In recent years, extracellular matrix (ECM)-derived biomaterials have been used as scaffolds to help regenerate diseased or damaged tissues. These biomaterials are prepared by decellularization of a tissue of interest by chemical or physical removal of the cellular components. The goal of the decellularization process is to remove cells without disturbing tissue-specific composition, growth factor content, and, in some cases, the mechanical properties. As decellularization can be achieved without significantly affecting the native architecture of the tissue or organ of interest, it provides a scaffold material with native-like composition and structure. ECM scaffolds promote constructive remodeling through several mechanisms that include chemotactic properties, growth factor release, and modulation of the immune response. Constructive remodeling by ECM scaffolds relies, in part, on the recruitment of neighboring or circulating cells to the wound site. However, this is a relatively lengthy process, and the cells recruited may not be sufficient for complete tissue repair, suggesting that there might be applications that would benefit from the combination of a cellular component with an ECM biomaterial.

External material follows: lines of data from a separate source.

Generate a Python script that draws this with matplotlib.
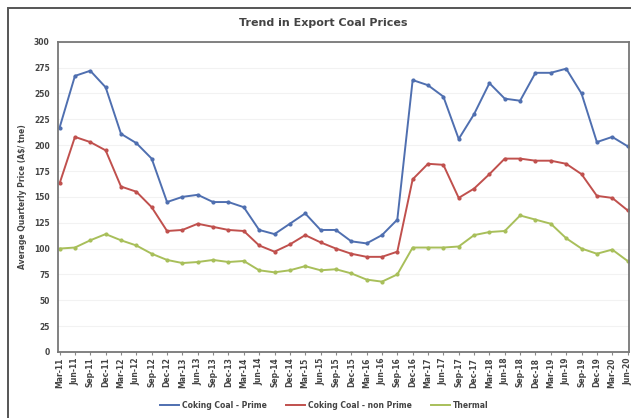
import numpy as np
import matplotlib
matplotlib.use("Agg")
from matplotlib import pyplot as plt
from matplotlib.patches import Rectangle

# quarters Mar-11 .. Jun-20
quarters = []
for yr in range(11, 21):
    for m in ["Mar", "Jun", "Sep", "Dec"]:
        quarters.append("%s-%02d" % (m, yr))
quarters = quarters[:38]

prime = [217, 267, 272, 256, 211, 202, 187, 145, 150, 152, 145, 145, 140,
         118, 114, 124, 134, 118, 118, 107, 105, 113, 128, 263, 258, 247,
         206, 230, 260, 245, 243, 270, 270, 274, 250, 203, 208, 199]
non_prime = [163, 208, 203, 195, 160, 155, 140, 117, 118, 124, 121, 118, 117,
             103, 97, 104, 113, 106, 100, 95, 92, 92, 97, 167, 182, 181,
             149, 158, 172, 187, 187, 185, 185, 182, 172, 151, 149, 137]
thermal = [100, 101, 108, 114, 108, 103, 95, 89, 86, 87, 89, 87, 88,
           79, 77, 79, 83, 79, 80, 76, 70, 68, 75, 101, 101, 101,
           102, 113, 116, 117, 132, 128, 124, 110, 100, 95, 99, 88]

fig = plt.figure(figsize=(6.31, 4.18), dpi=100)
ax = fig.add_axes([0.092, 0.158, 0.905, 0.742])

# outer frame, cut off at right and bottom
fig.patches.append(Rectangle((0.0127, -0.05), 1.05, 1.031, transform=fig.transFigure,
                             fill=False, edgecolor="#555555", linewidth=1.4))

x = np.arange(len(quarters))
ax.plot(x, prime, color="#4F6FB0", lw=1.4, marker="o", ms=2, label="Coking Coal - Prime")
ax.plot(x, non_prime, color="#C0504D", lw=1.4, marker="o", ms=2, label="Coking Coal - non Prime")
ax.plot(x, thermal, color="#A8BF5A", lw=1.4, marker="o", ms=2, label="Thermal")

ax.set_xlim(-0.1, len(quarters) - 0.9)
ax.set_ylim(0, 300)
ax.set_yticks(range(0, 301, 25))
ax.set_xticks(x)
ax.set_xticklabels(quarters, rotation=90, fontsize=5.5, color="#444444", fontweight="bold")
ax.tick_params(axis="y", labelsize=5.5, colors="#444444", length=0, pad=6)
ax.tick_params(axis="x", length=2, colors="#888888", labelcolor="#444444", pad=2)
for t in ax.get_yticklabels():
    t.set_fontweight("bold")
ax.grid(axis="y", color="#f2f2f2", lw=0.8)
ax.set_axisbelow(True)
for s in ax.spines.values():
    s.set_color("#777777")
    s.set_linewidth(1.3)

ax.set_ylabel("Average Quarterly Price (A$/ tne)", fontsize=5.5, color="#444444",
              fontweight="bold", labelpad=5)
fig.text(0.513, 0.945, "Trend in Export Coal Prices", ha="center", va="center",
         fontsize=8, fontweight="bold", color="#444444")

leg = fig.legend(loc="center", bbox_to_anchor=(0.514, 0.03), ncol=3, frameon=False,
                 fontsize=5.5, handlelength=2.5, columnspacing=2.5, handletextpad=0.4)
for t in leg.get_texts():
    t.set_color("#444444")
    t.set_fontweight("bold")
for h in leg.legend_handles:
    h.set_marker("")

fig.savefig("out.png", dpi=100)
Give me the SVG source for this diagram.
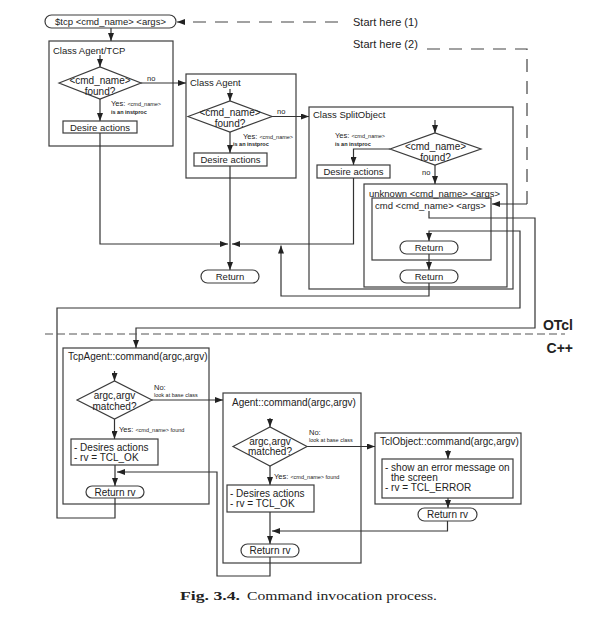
<svg xmlns="http://www.w3.org/2000/svg" width="599" height="630" viewBox="0 0 599 630">
<defs>
<marker id="ah" markerWidth="8" markerHeight="6" refX="8" refY="3" orient="auto" markerUnits="userSpaceOnUse"><path d="M0,0 L8,3 L0,6 z" fill="#222"/></marker>
</defs>
<style>
.bx{fill:none;stroke:#3c3c3c;stroke-width:1.2}
.nd{fill:#fff;stroke:#3c3c3c;stroke-width:1.2}
.ln{fill:none;stroke:#333;stroke-width:1.2}
.ar{marker-end:url(#ah)}
.dash{fill:none;stroke:#444;stroke-width:1.2;stroke-dasharray:13 9}
.sep{fill:none;stroke:#555;stroke-width:1.2;stroke-dasharray:8 4}
text{font-family:"Liberation Sans",Arial,sans-serif;fill:#222}
.t{font-size:9.5px}
.t2{font-size:10px}
.c{text-anchor:middle}
.s{font-size:7.5px}
.xs{font-size:5.5px}
.b{font-weight:bold}
.big{font-size:11px}
.lay{font-size:14px;font-weight:bold;text-anchor:end}
.cap{font-family:"Liberation Serif","Times New Roman",serif;font-size:13px}
</style>
<rect width="599" height="630" fill="#fff"/>

<!-- containers -->
<g id="class-agent-tcp"><rect class="bx" x="49" y="41" width="124" height="105"/><text class="t" x="53" y="53.5">Class Agent/TCP</text></g>
<g id="class-agent"><rect class="bx" x="186" y="74" width="110" height="104"/><text class="t" x="190" y="85.5">Class Agent</text></g>
<g id="class-splitobject"><rect class="bx" x="309" y="107" width="204" height="182"/><text class="t" x="313" y="117.5">Class SplitObject</text></g>
<g id="unknown"><rect class="bx" x="364" y="184" width="143" height="103"/><text class="t" x="369" y="196.5">unknown &lt;cmd_name&gt; &lt;args&gt;</text></g>
<g id="cmd"><rect class="bx" x="372" y="198" width="119" height="62"/><text class="t" x="375" y="209">cmd &lt;cmd_name&gt; &lt;args&gt;</text></g>
<g id="tcpagent-command"><rect class="bx" x="63" y="348" width="146" height="156"/><text class="t2" x="68" y="359.5">TcpAgent::command(argc,argv)</text></g>
<g id="agent-command"><rect class="bx" x="223" y="393" width="138" height="170"/><text class="t2" x="232" y="405.5">Agent::command(argc,argv)</text></g>
<g id="tclobject-command"><rect class="bx" x="375" y="433" width="146" height="71"/><text class="t2" x="380" y="444.5">TclObject::command(argc,argv)</text></g>

<!-- connectors -->
<g id="connectors">
<path class="ln ar" d="M111,28 V41"/>
<path class="ln ar" d="M100,55 V67"/>
<path class="ln ar" d="M141,83 H186"/>
<path class="ln ar" d="M100,99 V121"/>
<path class="ln ar" d="M100,133 V244 H228"/>
<path class="ln ar" d="M230,89 V101"/>
<path class="ln ar" d="M272,116.5 H309"/>
<path class="ln ar" d="M230,132 V153"/>
<path class="ln ar" d="M230,166 V270"/>
<path class="ln ar" d="M435,120 V133"/>
<path class="ln ar" d="M390,149 H353.5 V165"/>
<path class="ln ar" d="M353.5,178 V244 H232"/>
<path class="ln ar" d="M435,165 V184"/>
<path class="ln ar" d="M429,254 V270"/>
<path class="ln ar" d="M429,283 V296 H281 V245.5"/>
<path class="ln ar" d="M429,211 V218 H535 V328 H136 V348"/>
<path class="ln ar" d="M115,498 V518 H57 V308 H520 V231 H429 V241"/>
<path class="dash ar" d="M338,22 H177"/>
<path class="dash" d="M427,49 H527 V204"/>
<path class="ln ar" d="M527,204 H492"/>
<path class="ln ar" d="M114.5,371 V381"/>
<path class="ln ar" d="M152,400 H223"/>
<path class="ln ar" d="M114.5,419 V439"/>
<path class="ln ar" d="M115,465 V486"/>
<path class="ln ar" d="M270,557 V576 H217 V472 H117"/>
<path class="ln ar" d="M270,418 V427"/>
<path class="ln ar" d="M307,446.5 H375"/>
<path class="ln ar" d="M270,466 V485"/>
<path class="ln ar" d="M270,512 V544"/>
<path class="ln ar" d="M447.5,521 V531 H272"/>
<path class="ln ar" d="M448,450 V459"/>
<path class="ln ar" d="M448,498 V508"/>
<path class="sep" d="M45,334 H565"/>
</g>

<!-- labels on connectors -->
<g id="labels">
<text class="big" x="353" y="26">Start here (1)</text>
<text class="big" x="353" y="48">Start here (2)</text>
<text class="s" x="147" y="81">no</text>
<text x="111" y="105.5"><tspan class="s">Yes: </tspan><tspan class="xs">&lt;cmd_name&gt;</tspan></text>
<text class="xs b" x="111" y="113.5">is an instproc</text>
<text class="s" x="277" y="114">no</text>
<text x="243" y="138.5"><tspan class="s">Yes: </tspan><tspan class="xs">&lt;cmd_name&gt;</tspan></text>
<text class="xs b" x="233" y="145.5">is an instproc</text>
<text x="335" y="137.5"><tspan class="s">Yes: </tspan><tspan class="xs">&lt;cmd_name&gt;</tspan></text>
<text class="xs b" x="335" y="145.5">is an instproc</text>
<text class="s" x="422" y="174.5">no</text>
<text class="s" x="154" y="389.5">No:</text>
<text class="xs" x="154" y="397">look at base class</text>
<text x="119" y="431.5"><tspan class="s">Yes: </tspan><tspan class="xs">&lt;cmd_name&gt; found</tspan></text>
<text class="s" x="309" y="434.5">No:</text>
<text class="xs" x="309" y="442">look at base class</text>
<text x="274" y="478.5"><tspan class="s">Yes: </tspan><tspan class="xs">&lt;cmd_name&gt; found</tspan></text>
<text class="lay" x="573" y="330">OTcl</text>
<text class="lay" x="573" y="353">C++</text>
</g>

<!-- nodes -->
<g id="start"><rect class="nd" x="45" y="15" width="131" height="13" rx="6.5"/><text class="t c" x="110.5" y="25">$tcp &lt;cmd_name&gt; &lt;args&gt;</text></g>
<g id="tcp-found"><polygon class="nd" points="59,83 100,67 141,83 100,99"/><text class="t2 c" x="100" y="83.5">&lt;cmd_name&gt;</text><text class="t2 c" x="100" y="94.5">found?</text></g>
<g id="tcp-desire"><rect class="nd" x="63" y="121" width="74" height="12"/><text class="t c" x="100" y="130.5">Desire actions</text></g>
<g id="agent-found"><polygon class="nd" points="188,116.5 230,101 272,116.5 230,132"/><text class="t2 c" x="230" y="115.5">&lt;cmd_name&gt;</text><text class="t2 c" x="230" y="126.5">found?</text></g>
<g id="agent-desire"><rect class="nd" x="194" y="153" width="73" height="13"/><text class="t c" x="230.5" y="163">Desire actions</text></g>
<g id="split-found"><polygon class="nd" points="390,149 435,133 481,149 435,165"/><text class="t2 c" x="435.5" y="149.5">&lt;cmd_name&gt;</text><text class="t2 c" x="435.5" y="160.5">found?</text></g>
<g id="split-desire"><rect class="nd" x="317" y="165" width="73" height="13"/><text class="t c" x="353.5" y="175">Desire actions</text></g>
<g id="return-inner"><rect class="nd" x="400" y="241" width="58" height="13" rx="6.5"/><text class="t c" x="429" y="251">Return</text></g>
<g id="return-outer"><rect class="nd" x="400" y="270" width="58" height="13" rx="6.5"/><text class="t c" x="429" y="280">Return</text></g>
<g id="return-main"><rect class="nd" x="201" y="270" width="58" height="13" rx="6.5"/><text class="t c" x="230" y="280">Return</text></g>
<g id="tcpagent-matched"><polygon class="nd" points="77,400 114.5,381 152,400 114.5,419"/><text class="t2 c" x="114.5" y="398.5">argc,argv</text><text class="t2 c" x="114.5" y="409.5">matched?</text></g>
<g id="tcpagent-actions"><rect class="nd" x="71" y="439" width="87" height="26"/><text class="t2" x="74" y="450.5">- Desires actions</text><text class="t2" x="74" y="460.5">- rv = TCL_OK</text></g>
<g id="tcpagent-return"><rect class="nd" x="86" y="486" width="58" height="12" rx="6"/><text class="t2 c" x="115" y="495.5">Return rv</text></g>
<g id="agent-matched"><polygon class="nd" points="233,446.5 270,427 307,446.5 270,466"/><text class="t2 c" x="270" y="444.5">argc,argv</text><text class="t2 c" x="270" y="454.5">matched?</text></g>
<g id="agent-actions"><rect class="nd" x="227" y="485" width="87" height="27"/><text class="t2" x="230" y="496.5">- Desires actions</text><text class="t2" x="230" y="506.5">- rv = TCL_OK</text></g>
<g id="agent-return"><rect class="nd" x="241" y="544" width="58" height="13" rx="6.5"/><text class="t2 c" x="270" y="554">Return rv</text></g>
<g id="tclobject-error"><rect class="nd" x="382" y="459" width="131" height="39"/><text class="t2" x="385" y="470.5">- show an error message on</text><text class="t2" x="391" y="480.5">the screen</text><text class="t2" x="385" y="490.5">- rv = TCL_ERROR</text></g>
<g id="tclobject-return"><rect class="nd" x="418" y="508" width="59" height="13" rx="6.5"/><text class="t2 c" x="447.5" y="518">Return rv</text></g>

<!-- caption -->
<text class="cap b" x="180" y="600" textLength="60" lengthAdjust="spacingAndGlyphs">Fig. 3.4.</text>
<text class="cap" x="247" y="600" textLength="190" lengthAdjust="spacingAndGlyphs">Command invocation process.</text>
</svg>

Stem cells represent a potential therapeutic cell source with clinical evidence of potential beneficial effects. This review will describe how ECM scaffolds can help localize stem cells to the site of injury while directing stem cell differentiation and modulating the response toward tissue regeneration. As the field of tissue engineering takes its next steps, recellularized ECM scaffolds could become the next dass of promising bioengineered constructs. This review covers the advantages of acellular ECM scaffolds and the potential beneficial effect that seeding stem cells in the scaffold has on tissue regeneration.